エンプロイーエクスペリエンスを高める企業事例
最後に、エンプロイーエクスペリエンス向上のための取り組みを進めている企業事例を3つご紹介します。
自動車部品業界|A社
自動車部品の製造を行うA社では、エンプロイーエクスペリエンスを高める取り組みとして、評価制度の見える化、給与体系の見直しを進めました。また、コミュニケーションツールを活用することで社長と社員の対話機会を設け、エンゲージメント向上を図っています。
会計業界|B社
クラウド会計ソフトを提供するB社は、人事総務部門に専門の部署を設置し、「付加価値のある業務や自己成長に対し、より多くのリソースを割くことが本質的な価値を持つ業務」であるという価値観を周知しています。エンプロイーエクスペリエンス向上を目指す取り組みとしては、上司と週に1度面談し、自身の働き方やキャリアについて話し合う制度を設けています。
インテリア業界|C社
主に家庭向けの家具やインテリアを取り扱うC社は、エンプロイージャーニーマップを活用し、エンプロイーエクスペリエンス向上への取り組みを行っています。年に2回、すべての従業員に「どの部署で」「どんな仕事をしたいか」という10年ごとの人生設計を考えてもらう機会を設けました。

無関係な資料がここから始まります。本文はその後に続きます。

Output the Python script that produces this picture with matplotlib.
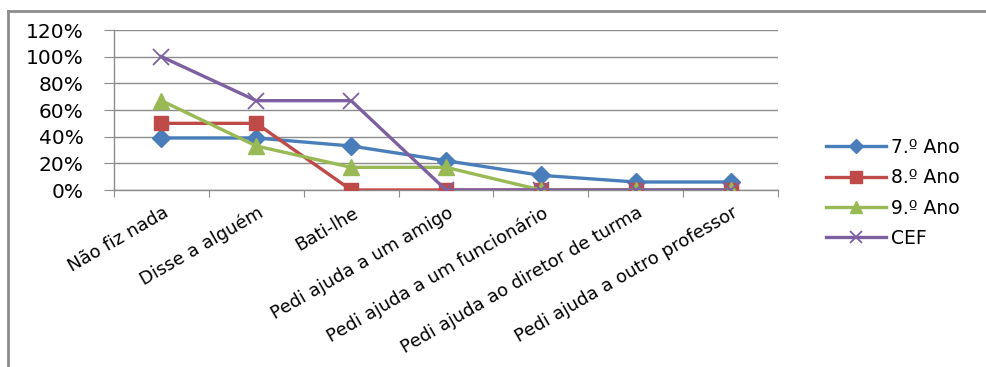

個々の将来的な目標や仕事への価値観が明確になったことで、企業の方針に沿いつつも従業員が望むキャリアスタイルを実現しやすくなり、従業員満足度が向上しました。
エンプロイーエクスペリエンスを高めて企業力を向上
働き方の多様化、人事施策の転換期にある今、エンプロイーエクスペリエンスは、今後の企業価値、競争力の向上において欠かせない視点といえます。エンプロイーエクスペリエンスを高めるための施策としては、エンプロイージャーニーマップの作成による現状の再確認のほか、各種サーベイによる状態の把握が有効です。多面的な取り組みを進め、自社が提供できる経験価値の最大化に努めましょう。